When people ask me what my dream date is, I politely reply, "Champagne and pho... in bed!" Whether you're snuggled up with your sweetie, on your own in comfy pajamas, or with some girlfriends, this recipe is a mega-hit (sure, even at the good old dinner table). Enjoy one of my all-time favorites!
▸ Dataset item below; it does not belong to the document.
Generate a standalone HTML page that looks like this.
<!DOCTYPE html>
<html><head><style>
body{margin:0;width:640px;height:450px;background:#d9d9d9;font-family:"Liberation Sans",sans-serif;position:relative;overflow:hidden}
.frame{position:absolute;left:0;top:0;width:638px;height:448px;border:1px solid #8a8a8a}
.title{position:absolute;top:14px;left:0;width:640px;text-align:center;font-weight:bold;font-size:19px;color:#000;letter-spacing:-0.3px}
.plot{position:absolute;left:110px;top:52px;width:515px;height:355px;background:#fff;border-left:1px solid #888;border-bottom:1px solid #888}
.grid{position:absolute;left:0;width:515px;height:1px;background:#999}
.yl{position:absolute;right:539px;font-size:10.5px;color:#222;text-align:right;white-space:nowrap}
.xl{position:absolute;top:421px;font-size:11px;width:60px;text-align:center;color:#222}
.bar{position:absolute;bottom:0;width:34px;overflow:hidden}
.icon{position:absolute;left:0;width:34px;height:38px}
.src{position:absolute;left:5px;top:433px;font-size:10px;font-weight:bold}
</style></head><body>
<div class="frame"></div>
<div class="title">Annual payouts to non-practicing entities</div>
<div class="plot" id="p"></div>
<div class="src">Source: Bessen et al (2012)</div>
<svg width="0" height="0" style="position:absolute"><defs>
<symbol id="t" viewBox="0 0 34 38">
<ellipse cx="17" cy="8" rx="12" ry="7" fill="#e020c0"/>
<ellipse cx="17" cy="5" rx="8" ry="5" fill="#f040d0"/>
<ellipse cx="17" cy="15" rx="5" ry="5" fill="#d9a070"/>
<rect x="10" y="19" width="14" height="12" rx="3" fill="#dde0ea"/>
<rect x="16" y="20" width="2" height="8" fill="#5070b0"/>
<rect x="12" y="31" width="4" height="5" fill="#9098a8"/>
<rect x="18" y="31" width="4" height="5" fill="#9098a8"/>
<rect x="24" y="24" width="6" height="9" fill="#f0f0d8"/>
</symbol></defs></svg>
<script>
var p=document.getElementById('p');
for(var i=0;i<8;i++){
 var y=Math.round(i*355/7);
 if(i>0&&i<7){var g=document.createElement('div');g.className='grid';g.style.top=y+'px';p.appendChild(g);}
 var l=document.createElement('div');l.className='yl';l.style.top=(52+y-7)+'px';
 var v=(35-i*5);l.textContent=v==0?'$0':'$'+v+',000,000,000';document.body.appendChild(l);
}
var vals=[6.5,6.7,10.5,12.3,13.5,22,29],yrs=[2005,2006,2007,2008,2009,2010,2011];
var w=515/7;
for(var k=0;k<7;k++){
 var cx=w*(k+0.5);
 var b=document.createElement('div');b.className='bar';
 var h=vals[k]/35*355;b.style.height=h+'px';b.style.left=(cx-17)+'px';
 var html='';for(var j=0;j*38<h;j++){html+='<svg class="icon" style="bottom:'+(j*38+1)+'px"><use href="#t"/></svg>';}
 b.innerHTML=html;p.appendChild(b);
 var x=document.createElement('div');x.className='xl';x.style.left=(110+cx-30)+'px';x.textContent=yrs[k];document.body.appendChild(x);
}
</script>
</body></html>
To save time, use premade chicken stock and a cooked rotisserie chicken. Pair with your favorite champagne or sparkling wine.

See all noodle recipes.

Click here to see Getting Sexy in the Kitchen, 1 Day at a Time.

3.15873
 

INGREDIENTS

  • 1 small yellow onion
  • 5 cloves garlic
  • One 4- to 5-pound whole chicken, innards removed
  • 3 teaspoons sea salt
  • 8 star anise
  • 2 cinnamon sticks
  • 1 lemongrass shoot, sliced into 4-inch strips, or 1 teaspoon lemon zest
  • 2 tablespoons fish sauce, or to taste
  • 1/4 cup reduced-sodium soy sauce
  • One 14-ounce box flat rice noodles
  • One 750-milliliter bottle champagne
  • 4 ounces bean sprouts (optional)
  • 4 scallions, sliced (optional)
  • 3/4 cup chopped cilantro (optional)
  • Lime wedges, for garnish (optional)
  • Fresh mint or basil, for garnish (optional)
  • Sriracha hot sauce, for garnish (optional)

DIRECTIONS

Preheat the oven to 350 degrees.

Roast the onion and garlic on a small baking sheet until their skins turn a crisp, golden brown. Let cool and peel.
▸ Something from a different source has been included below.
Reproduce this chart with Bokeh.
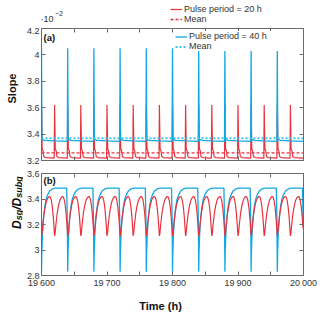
import math
from bokeh.plotting import figure
from bokeh.layouts import column, row
from bokeh.models import Range1d, LinearAxis, FixedTicker, Label, Legend, LegendItem
from bokeh.core.properties import value
from bokeh.embed import file_html
from bokeh.resources import INLINE

# ---------------- data ----------------
time_start = 19600
time_end = 20000
red_pulse_times = [19600, 19620, 19640, 19660, 19680, 19700, 19720, 19740, 19760, 19780,
                   19800, 19820, 19840, 19860, 19880, 19900, 19920, 19940, 19960, 19980]
blue_pulse_times = [19600, 19640, 19680, 19720, 19760, 19800, 19840, 19880, 19920, 19960]

# panel (a): one cycle after each pulse (hours after pulse, slope x 1e-2)
red_slope_cycle_dt = [0.0, 1.0, 2.5, 3.5, 6.0, 19.4]
red_slope_cycle = [3.62, 3.29, 3.27, 3.23, 3.222, 3.218]
blue_slope_cycle_dt = [0.0, 0.7, 5.0, 20.0, 39.4]
blue_slope_cycle = [4.05, 3.36, 3.352, 3.348, 3.345]
red_slope_mean = 3.258
blue_slope_mean = 3.368

# panel (b): one cycle after each pulse (hours after pulse, Dsg/Dsubg)
red_ratio_cycle_dt = [0.0, 0.8, 2.0, 4.0, 6.0, 8.0, 10.0, 12.0, 13.5, 15.0, 16.5, 18.0, 19.2]
red_ratio_cycle = [3.11, 3.13, 3.20, 3.29, 3.35, 3.39, 3.41, 3.42, 3.415, 3.39, 3.34, 3.26, 3.17]
blue_ratio_cycle_dt = [0.0, 0.5, 1.5, 3.0, 5.0, 7.0, 10.0, 13.0, 17.0, 21.0, 38.5, 39.5]
blue_ratio_cycle = [2.83, 2.98, 3.13, 3.25, 3.34, 3.40, 3.44, 3.465, 3.48, 3.485, 3.485, 3.20]

x_ticks = [19600, 19650, 19700, 19750, 19800, 19850, 19900, 19950, 20000]
x_tick_labels = ["19\u2009600", "", "19\u2009700", "", "19\u2009800", "", "19\u2009900", "", "20\u2009000"]
slope_ticks = [3.2, 3.4, 3.6, 3.8, 4.0, 4.2]
slope_tick_labels = ["3.2", "3.4", "3.6", "3.8", "4", "4.2"]
ratio_ticks = [2.8, 3.0, 3.2, 3.4, 3.6]
ratio_tick_labels = ["2.8", "3", "3.2", "3.4", "3.6"]

legend_labels = ["Pulse period = 20 h", "Mean", "Pulse period = 40 h", "Mean"]

RED = "#E8333F"
BLUE = "#10A8E2"
BLUE_MEAN = "#40C0EE"
AX = "#6b6b6b"
TXT = "#333333"
DARK = "#111111"
FONT = "Liberation Sans"
TICK_FS = "9px"
LEG_FS = "9px"


def build_series(pulses, cyc_dt, cyc_val):
    xs, ys = [], []
    for t0 in pulses:
        for dt, v in zip(cyc_dt, cyc_val):
            t = t0 + dt
            if t <= time_end:
                xs.append(t)
                ys.append(v)
    return xs, ys


def style_axis(ax, ticks, labels, show_labels):
    ax.ticker = FixedTicker(ticks=ticks)
    ax.major_tick_in = 4
    ax.major_tick_out = 0
    ax.minor_tick_in = 0
    ax.minor_tick_out = 0
    ax.axis_line_color = AX
    ax.major_tick_line_color = AX
    ax.major_label_text_font = FONT
    if show_labels:
        ax.major_label_overrides = {t: l for t, l in zip(ticks, labels)}
        ax.major_label_text_color = TXT
        ax.major_label_text_font_size = TICK_FS
        ax.major_label_standoff = 2
    else:
        ax.major_label_text_color = None
        ax.major_label_text_font_size = "0px"
        ax.major_label_standoff = 0


def make_fig(width, height, bl, br, btop, bbottom, y0, y1, yticks, ylabels, xlabels_shown):
    p = figure(width=width, height=height, x_range=Range1d(time_start, time_end),
               y_range=Range1d(y0, y1), output_backend="svg", toolbar_location=None,
               min_border_left=bl, min_border_right=br, min_border_top=btop,
               min_border_bottom=bbottom, x_axis_location=None, y_axis_location=None)
    p.xgrid.visible = False
    p.ygrid.visible = False
    p.outline_line_color = AX
    p.background_fill_color = "white"
    p.border_fill_color = "white"
    bx = LinearAxis(); style_axis(bx, x_ticks, x_tick_labels, xlabels_shown)
    tx = LinearAxis(); style_axis(tx, x_ticks, x_tick_labels, False)
    ly = LinearAxis(); style_axis(ly, yticks, ylabels, True)
    ry = LinearAxis(); style_axis(ry, yticks, ylabels, False)
    p.add_layout(bx, "below")
    p.add_layout(tx, "above")
    p.add_layout(ly, "left")
    p.add_layout(ry, "right")
    return p


def blank_fig(width, height):
    f = figure(width=width, height=height, x_range=Range1d(0, 1), y_range=Range1d(0, 1),
               output_backend="svg", toolbar_location=None, min_border=0,
               x_axis_location=None, y_axis_location=None)
    f.xgrid.visible = False
    f.ygrid.visible = False
    f.outline_line_color = None
    f.background_fill_color = "white"
    f.border_fill_color = "white"
    return f


def make_legend(items, loc, row_h, lw, pad, lh=1.2):
    return Legend(items=items, location=loc, label_text_font=FONT, label_text_font_size=LEG_FS,
                  label_text_color=TXT, label_text_line_height=lh, glyph_width=12,
                  glyph_height=row_h, label_height=row_h, label_width=lw, spacing=0,
                  padding=pad, margin=0, label_standoff=2, border_line_color=None,
                  background_fill_color="white", background_fill_alpha=1.0)


def add_text(f, x, y, text, size, style="normal", color=DARK, align="left",
             baseline="middle", angle=0.0):
    f.add_layout(Label(x=x, y=y, x_units="screen", y_units="screen", text=text,
                       text_font=FONT, text_font_size=size, text_font_style=style,
                       text_color=color, text_align=align, text_baseline=baseline, angle=angle))


rx, ry_ = build_series(red_pulse_times, red_slope_cycle_dt, red_slope_cycle)
bx_, by_ = build_series(blue_pulse_times, blue_slope_cycle_dt, blue_slope_cycle)
mean_x = [time_start, time_end]

# ---------------- header (multiplier + first legend group) ----------------
# the header's own 0..1 range keeps these proxy lines out of view; only their legend glyphs show
header = blank_fig(320, 27)
h_red = header.line(rx, ry_, line_color=RED, line_width=1.2)
h_red_m = header.line(mean_x, [red_slope_mean, red_slope_mean], line_color=RED,
                      line_width=1.3, line_dash="3 2")
leg_a = make_legend([LegendItem(label=value(legend_labels[0]), renderers=[h_red]),
                     LegendItem(label=value(legend_labels[1]), renderers=[h_red_m])],
                    (170, 3), 10, 110, 2)
header.add_layout(leg_a)
add_text(header, 40, 9, "\u00b710", TICK_FS, color=TXT)
add_text(header, 54.5, 14, "\u22122", "7px", color=TXT)

# ---------------- panel (a) ----------------
p1 = make_fig(297, 139, 15, 17, 1, 6, 3.2, 4.2, slope_ticks, slope_tick_labels, False)
r_red = p1.line(rx, ry_, line_color=RED, line_width=1.2)
r_blue = p1.line(bx_, by_, line_color=BLUE, line_width=1.3)
r_red_m = p1.line(mean_x, [red_slope_mean, red_slope_mean],
                  line_color=RED, line_width=1.2, line_dash="3 2")
r_blue_m = p1.line(mean_x, [blue_slope_mean, blue_slope_mean],
                   line_color=BLUE_MEAN, line_width=2, line_dash="2 2")
leg_b = make_legend([LegendItem(label=value(legend_labels[2]), renderers=[r_blue]),
                     LegendItem(label=value(legend_labels[3]), renderers=[r_blue_m])],
                    (134, 109), 9, 112, 0, 0.9)
p1.add_layout(leg_b)
add_text(p1, 2, 123, "(a)", "9.5px", style="bold")

strip_a = blank_fig(23, 139)
add_text(strip_a, 11, 72, "Slope", "11px", style="bold", align="center", angle=math.pi / 2)

# ---------------- panel (b) ----------------
p2 = make_fig(297, 124, 15, 17, 7, 13, 2.8, 3.6, ratio_ticks, ratio_tick_labels, True)
bx2, by2 = build_series(blue_pulse_times, blue_ratio_cycle_dt, blue_ratio_cycle)
rx2, ry2 = build_series(red_pulse_times, red_ratio_cycle_dt, red_ratio_cycle)
p2.line(bx2, by2, line_color=BLUE, line_width=1.3)
p2.line(rx2, ry2, line_color=RED, line_width=1.2)
add_text(p2, 2, 95, "(b)", "9.5px", style="bold")

strip_b = blank_fig(23, 124)
# composite rotated label D_sg / D_subg (reads bottom to top)
pieces = [("D", "12px", 0.0, 16), ("sg", "9px", 8.7, 18.5), ("/", "12px", 19.2, 16),
          ("D", "12px", 22.5, 16), ("subg", "9px", 31.2, 18.5)]
y_start = 46.6
for txt, fs, off, xb in pieces:
    add_text(strip_b, xb, y_start + off, txt, fs, style="bold italic",
             baseline="alphabetic", angle=math.pi / 2)

# ---------------- footer (x title) ----------------
footer = blank_fig(320, 26)
add_text(footer, 160, 10.5, "Time (h)", "11px", style="bold", align="center")

layout = column(header, row(strip_a, p1, spacing=0), row(strip_b, p2, spacing=0), footer, spacing=0)
open("out.html", "w").write(file_html(layout, INLINE))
Lightly salt the chicken inside the cavity and out with 2 teaspoons of the salt, and then place it in a medium-sized pot. Add enough room-temperature water to cover the bird (about 10-15 cups), along with the star anise, cinnamon, and lemongrass.

Simmer lightly over medium-high heat until the chicken reaches an internal temperature of 165 degrees, for 1 ½-2 hours. Remove the chicken from the pot and set aside. Save the broth and keep it at a simmer.

Add the roasted onion and garlic, fish sauce, and soy sauce to the broth. Simmer for another 2-3 hours. Meanwhile, remove the cooled chicken from the bone and shred it on a cutting board. Add the bones back into the broth while it simmers for the remaining cooking time for more intense flavor. Season to taste, using about 1 teaspoon of salt.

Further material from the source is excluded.